“Alégrense, el legado de Obama puede borrarse”. El título apareció hace un par de semanas en las páginas de opinión del conservador ‘The Wall Street Journal’ en un artículo firmado por el exsenador republicano Phil Gramm. Era una pieza claramente partidista, basada en la posibilidad (esperanza para Gramm) de que un conservador se haga con la Casa Blanca.

Pero lo que planteaba el también exlobista es una realidad. Durante sus dos mandatos y ante un Congreso polarizado y paralizado, el presidente de Estados Unidos ha recurrido a su autoridad ejecutiva para sacar adelante muchas de sus iniciativas, especialmente en el último año. Tiene intención de seguir haciéndolo, como demuestra la reunión que mantendrá el lunes con la fiscal general para buscar vías de reforzar el control de armas. Y ese camino trazado sobre una vía de decretos hace aún más trascendental su sucesión.

Un presidente republicano podría usar las mismas herramientas ejecutivas de Obama para revertir sus acciones, ya sea en inmigración y en protección medioambiental (dos terrenos donde los conservadores ya han planteado retos a las medidas de Obama en los tribunales) o respecto a los acuerdos para frenar el programa nuclear militar de Irán y restablecer las relaciones bilaterales con Cuba. Pero una victoria republicana, además, probablemente llegaría acompañada del mantenimiento de control de los conservadores de las dos cámaras del Congreso, dando alas al empeño republicano por deshacer la reforma sanitaria, el mayor logro legislativo de Obama, que fue aprobada sin un solo voto conservador y cuya destrucción ha sido desde 2012 caballo de batalla del Grand Old Party.

Incluso si la victoria es demócrata, sería solo remotamente posible que los progresistas recuperaran el control del Senado y altamente improbable que volvieran a ser mayoría en la Cámara baja, lo que forzaría al nuevo presidente (o a la primera presidenta) a trabajar, como le ha sucedido a Obama, con la oposición.

INVERSIÓN PERSONAL

Consciente de que está en juego su legado, Obama ha decididoinvertir personalmente en buscar que un demócrata le suceda y en la última rueda de prensa del año prometió hacer “campaña intensamente para que eso ocurra, por una variedad de razones”. Según fuentes de la Administración, ha dejado claro a sus asistentes que inmediatamente tras las vacaciones en Hawai va a empezar a esforzarse en la recaudación de fondos y en el intento de movilizar a las comunidades clave que pueden crear una coalición ganadora, incluyendo a negros, hispanos, mujeres y jóvenes.

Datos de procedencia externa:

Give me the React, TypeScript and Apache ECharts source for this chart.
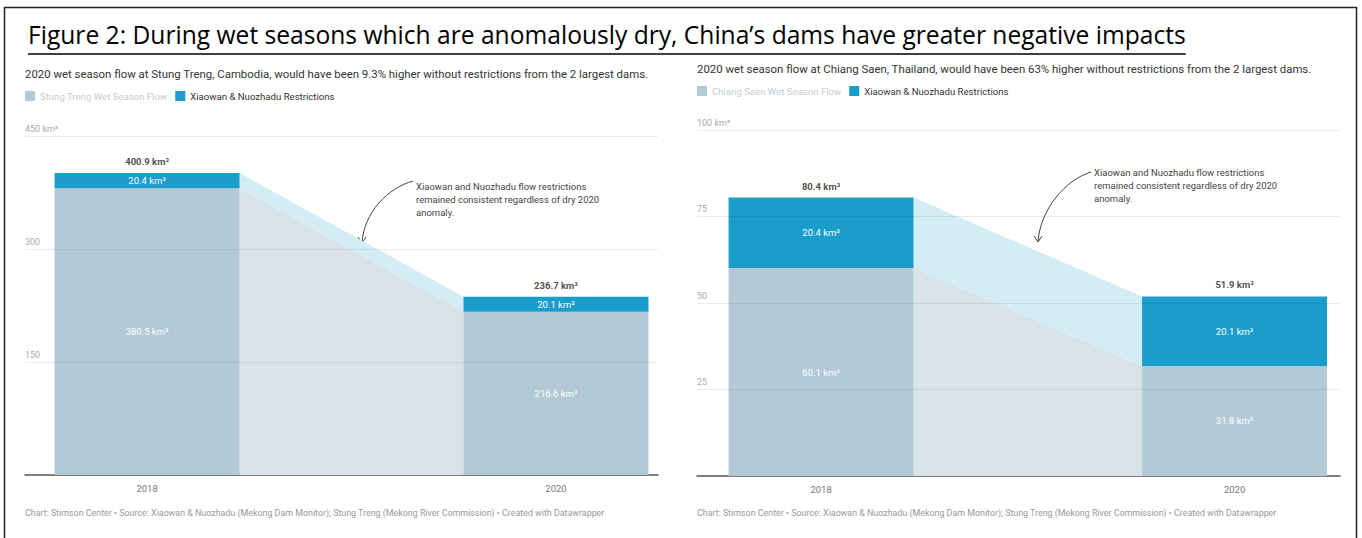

Esa fue la fórmula que le ayudó personalmente en el 2008 y en el 2012 y aunque algunos como el estratega republicano Kevin Madden creen que “el problema para Hillary Clinton es que el atractivo de Obama para esos votantes no es transferible”, en el campo demócrata se considera determinante. “La política del 2016 es más de motivación que de persuasión” ha declarado, por ejemplo, Dan Pfeiffer, que fue asesor de Obama.

Con un porcentaje de aprobación que se mueve entre el 45 y el 50%, Obama está en mejor posición para apoyar a su sucesor de lo que estuvo en sus mismas circunstancias su predecesor, George Bush, que acabó sus dos mandatos con un 25% de popularidad. Tiene lastres, como una recuperación económica que no siente la ciudadanía, la falta de una estrategia definida para combatir al Estado Islámico o las crecientes tensiones con la Rusia de Vladimir Putin.

Pero es también un presidente que ha abrazado y encarnado buena parte del cambio demográfico, social y cultural de un país aún dividido y enfrentado pero que también ha dado pasos de difícil marcha atrás en terrenos como la igualdad de los homosexuales, la concienciación de la importancia de luchar contra el cambio climático y contra la injusticia de la desigualdad económica y el resurgimiento de las reivindicaciones raciales como una trascendental e irresuelta cuestión de derechos civiles.